Breathing new life into the neighbourhood

Breathing new life into the neighbourhood

Wichlinghausen is known as a deprived area. The newly designed area should inject new life into the district. The new design is part of the “Social City of Oberbarmen / Wichlinghausen” programme. Better paths, more sun and new play equipment should be a success.

 

Starting point

We spoke to landscape architect Mattis Ricken: “The area itself has actually had a play park for many years. This was last refurbished in the eighties. Before building work began on the Nordbahntrasse though, the play area was set in a dark corner; it was also heavily overgrown and not considered very safe. Because of its shady location and vandalism, the play equipment was in very poor condition. As a result, children very rarely played here.” The roots had destroyed parts of the paths and the foliage allowed very little light onto the play area. The wooden play equipment was most affected by this. It all had to be removed. Previously, a wooden tower with a long slide that led down the slope, was the focal point of the space. Right at the beginning of the planning phase, Mattis told Westdeutsche Zeitung: “There will be another tower and slide. The slope just lends itself to this.” The area also has an old piece of climbing equipment made by Berliner Seilfabrik, which has been given a new net as part of the developments. “The work on the Nordbahntrasse was the trigger for giving the play area a new chance again. But it was clear that a few changes would have to be made to the area for this to happen. Before building work began, all the shrub undergrowth was therefore cut back and a few trees removed to allow light into the area. Now the play area is bright and visible and has a much friendlier look.”

 

Location

With its position right on the Nordbahntrasse and as a large central playground, Giesenberg children’s play area has a special role to play in the district. The ‘Wichlinghauser Viaduct’ stands 15 metres from the bottom of the play area and goes right past it. It opens up a view of the playground that it has never been possible to see before.

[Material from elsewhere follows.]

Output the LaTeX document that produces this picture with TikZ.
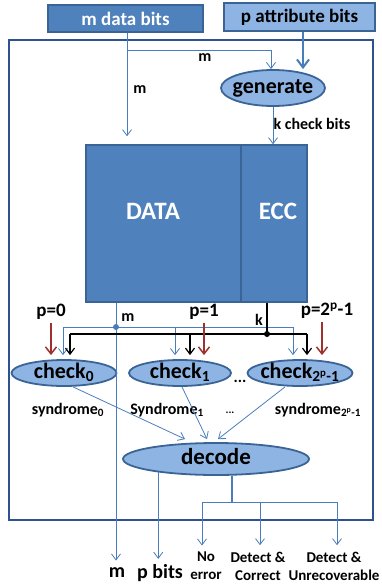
\documentclass[tikz,border=0pt]{standalone}
\usepackage{fontspec}
\setmainfont{Carlito}
\usetikzlibrary{shapes.geometric,arrows.meta,positioning}
\definecolor{boxblue}{HTML}{4F81BD}
\definecolor{lineblue}{HTML}{4A7EBB}
\definecolor{darkblue}{HTML}{3A6496}
\definecolor{lightblue}{HTML}{8EB4E3}
\definecolor{framecol}{HTML}{2E5290}
\definecolor{darkred}{HTML}{A0302C}

\begin{document}
\begin{tikzpicture}[x=1pt, y=-1pt,
    block/.style={draw=darkblue, line width=1.5pt, rectangle, inner sep=0pt, font=\bfseries\fontsize{19}{21}\selectfont},
    oval/.style={draw=darkblue, line width=1.8pt, ellipse, fill=lightblue, inner xsep=-8pt, inner ysep=0pt, text height=13pt, text depth=2pt, font=\bfseries\fontsize{22}{24}\selectfont},
    edge/.style={-{Straight Barb[length=6pt,width=9pt]}, draw=lineblue, line width=0.8pt},
    kedge/.style={-{Straight Barb[length=6pt,width=9pt]}, draw=black, line width=1.2pt},
    pedge/.style={-{Straight Barb[length=7pt,width=11pt]}, draw=darkred, line width=1.5pt},
    label/.style={font=\bfseries\fontsize{16}{18}\selectfont},
    plabel/.style={font=\bfseries\fontsize{19}{21}\selectfont},
    slabel/.style={font=\bfseries\fontsize{16}{18}\selectfont},
    biglabel/.style={font=\bfseries\fontsize{20}{22}\selectfont},
    outlabel/.style={font=\bfseries\fontsize{15}{18}\selectfont, align=center},
]

\useasboundingbox (0,0) rectangle (381,586);

% Frame
\node[draw=framecol, line width=2pt, minimum width=364pt, minimum height=480pt, inner sep=0pt] (frame) at (191,280) {};

% Inputs
\node[block, fill=boxblue, text=white, minimum width=155pt, minimum height=27pt] (mdata) at (125.5,18.5) {m data bits};
\node[block, fill=lightblue, minimum width=151pt, minimum height=28pt] (pattr) at (299.5,17) {p attribute bits};

% Generator
\node[oval, minimum width=104pt, minimum height=36pt] (gen) at (273,88) {generate};

% Memory
\node[block, fill=boxblue, minimum width=155pt, minimum height=157pt] (data) at (163.5,223.5) {};
\node[block, fill=boxblue, minimum width=66pt, minimum height=157pt] (ecc) at (274,223.5) {};
\node[font=\bfseries\fontsize{25}{27}\selectfont, text=white] (datatxt) at (153,211) {DATA};
\node[font=\bfseries\fontsize{25}{27}\selectfont, text=white] (ecctxt) at (278,211) {ECC};

% Checkers
\node[oval, minimum width=105pt, minimum height=26pt] (chk0) at (64,373) {check\textsubscript{0}};
\node[oval, minimum width=102pt, minimum height=26pt] (chk1) at (180,373) {check\textsubscript{1}};
\node[oval, minimum width=105pt, minimum height=26pt] (chk2) at (300,373) {check\textsubscript{2\textsuperscript{p}-1}};
\node[slabel] (dots1) at (240,381) {...};

% Decoder
\node[oval, minimum width=186pt, minimum height=32pt, font=\bfseries\fontsize{23}{25}\selectfont] (dec) at (216,459) {decode};

% Labels
\node[label] (mtop) at (205,58) {m};
\node[label] (mleft) at (140,90) {m};
\node[label, anchor=west] (kbits) at (270,124) {k check bits};
\node[label] (mmid) at (128,318) {m};
\node[label] (kmid) at (259,320) {k};
\node[plabel] (p0) at (51,312) {p=0};
\node[plabel] (p1) at (204,312) {p=1};
\node[plabel] (p2) at (327,311) {p=2\textsuperscript{p}-1};
\node[slabel] (syn0) at (68,410) {syndrome\textsubscript{0}};
\node[slabel] (syn1) at (167,410) {Syndrome\textsubscript{1}};
\node[slabel] (syn2) at (318,410) {syndrome\textsubscript{2\textsuperscript{p}-1}};
\node[font=\bfseries\fontsize{11}{12}\selectfont] (dots2) at (230,413) {...};

% Outputs
\node[biglabel] (mout) at (117,573) {m};
\node[biglabel] (pout) at (160,573) {p bits};
\node[outlabel] (noerr) at (206,566) {No\\error};
\node[outlabel] (corr) at (258,566) {Detect \&\\Correct};
\node[outlabel] (unrec) at (334,566) {Detect \&\\Unrecoverable};

% Junctions
\coordinate (mcol) at (127,50);
\coordinate (pcol) at (303,0);
\coordinate (bluedot) at (116,327);
\coordinate (kdot) at (267,334);
\coordinate (bus0) at (63,327);
\coordinate (bus1) at (175,327);
\coordinate (bus2) at (293,327);
\coordinate (kbus0) at (70,334);
\coordinate (kbus1) at (190,334);
\coordinate (kbus2) at (307,334);
\coordinate (outsplit) at (232,502);
\coordinate (out0) at (202,502);
\coordinate (out1) at (260,502);
\coordinate (out2) at (337,502);

% Write path
\draw[edge, shorten >=8pt] (mdata.south -| mcol) -- (mcol |- data.north);
\draw[edge] (mcol) -| ([xshift=-2pt]gen.north);
\draw[edge, line width=2pt, -{Straight Barb[length=8pt,width=12pt]}] (pattr.south -| pcol) -- (pcol |- gen.north);
\draw[edge] (gen.south) -- (gen.south |- ecc.north);

% Read path
\draw[edge, shorten >=4pt] (bluedot |- data.south) -- (bluedot |- mout.north);
\draw[lineblue, line width=0.8pt] (bus0) -- (bus2);
\fill[lineblue] (bluedot) circle (3pt);
\draw[edge, shorten >=4pt] (bus0) -- (bus0 |- chk0.north);
\draw[edge, shorten >=4pt] (bus1) -- (bus1 |- chk1.north);
\draw[edge, shorten >=4pt] (bus2) -- (bus2 |- chk2.north);

\draw[black, line width=1.2pt] (kdot |- ecc.south) -- (kdot);
\draw[black, line width=1.2pt] (kbus0) -- (kbus2);
\fill (kdot) circle (3pt);
\draw[kedge, shorten >=4pt] (kbus0) -- (kbus0 |- chk0.north);
\draw[kedge, shorten >=4pt] (kbus1) -- (kbus1 |- chk1.north);
\draw[kedge, shorten >=4pt] (kbus2) -- (kbus2 |- chk2.north);

\draw[pedge, shorten >=4pt] (p0.south) -- (p0.south |- chk0.north);
\draw[pedge, shorten >=4pt] (p1.south) -- (p1.south |- chk1.north);
\draw[pedge, shorten >=4pt] ([xshift=-5pt]p2.south) -- ([xshift=-5pt]p2.south |- chk2.north);

% Syndromes
\draw[edge] ([xshift=9pt]chk0.south) -- ([xshift=-31pt,yshift=3pt]dec.north);
\draw[edge] ([xshift=2pt]chk1.south) -- ([xshift=-9pt,yshift=3pt]dec.north);
\draw[edge] ([xshift=-15pt]chk2.south) -- ([xshift=2pt,yshift=3pt]dec.north);

% Decoder outputs
\draw[edge, shorten >=2pt] (dec.193) -- (dec.193 |- pout.north);
\draw[lineblue, line width=1.5pt] (dec.south -| outsplit) -- (outsplit);
\draw[lineblue, line width=0.8pt] (out0) -- (out2);
\draw[edge, shorten >=3pt] (out0) -- (out0 |- noerr.north);
\draw[edge, shorten >=3pt] (out1) -- (out1 |- corr.north);
\draw[edge, shorten >=3pt] (out2) -- (out2 |- unrec.north);

\end{tikzpicture}
\end{document}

As a cycle path, the Nordbahntrasse crosses Wuppertal on its east-west axis and serves as the link to national cycle paths leading into the Ruhr region and Bergisches Land. The Nordbahntrasse is used by families at the weekend to escape the busy traffic and enjoy walks and cycle rides. Now it’s really exciting for the little ones to be able to make a stop at Giesenberg play area.”

 

Renovation work

The play area was built between May and September 2015. An investment of EUR 350,000 was budgeted for the development. At this point, however, it was not possible to foresee the damage that had been caused by the overgrowth, which consequently resulted in greater costs. In the end, approximately EUR 450,000 was spent on the project. Eighty percent of the costs came from the federal and state governments. Work actually began back in February. The first step was to remove trees, bushes and shrubs. This is when the damage to the steps and walls first became apparent. The full extent of this was only visible after everything had been fully cut back. The roots of the trees had even blocked off the narrow footpath.

 

Special features

“The topographical location of the play area was very challenging in the planning phase. Because of its position on the slope, there were only a few flat areas available. The one large, level surface is now taken over by the playing field made from artificial turf. The large slope has a vertical distance of over 15 metres. This was to be used as an opportunity to install a special piece of play equipment. Initially there was already a wooden tower here with a slide that led down into the valley. But the new play equipment needed to offer more: interesting climbing options, stay value, an open net bridge with a possibility to look across the whole play area, and of course, the play equipment itself had to be a design feature. The new play equipment is a real hit and has been very well received by the children. Even at the official opening, well over thirty children were rushing about the equipment at the same time, wanting to climb and slide,” explains Mattis enthusiastically.

 

Outcome

A friendly, light and bright play landscape has been created. The slide tower was replaced by a play structure combo from Berliner Seilfabrik. “Mr Ricken chose the tree houses from our Greenville range. The two Triis towers are joined together by a long net bridge. A ladder leads up to the bridge. Those who prefer more of a challenge can choose to tackle the climbing net between the two posts instead,” explains Marcus Vellmanns, employee at Berliner Seilfabrik. “Originally, the old slide was going to be reused. Joining it to our new equipment wouldn’t have been a problem. Our colleagues from the technology department have individual solutions for every play area. Unfortunately, however, the TÜV did not approve this. The slide itself no longer complied with today’s standards,” says Marcus. 

All the paths had to be repaved. This also included the access to the Nordbahntrasse.

The steps had to be replaced. New slope and guard rails had to be fitted. Now, instead of connecting steps, there is a ramp way in place. This means the nearby cycle and footpaths are easily accessible to both pedestrians with buggies and to cyclists – without steps. The play area also received a new basket swing and spinning disk. The old playing field was replaced with an entirely new one in the same place. The old flooring was badly worn, which increased the risk of injury.

Landscape architect Mattis explains: “The play equipment is even visible from far away, inviting children to climb and speed down the slide into the valley. The children from the neighbouring school also really enjoy spending their break times in the play area again now.”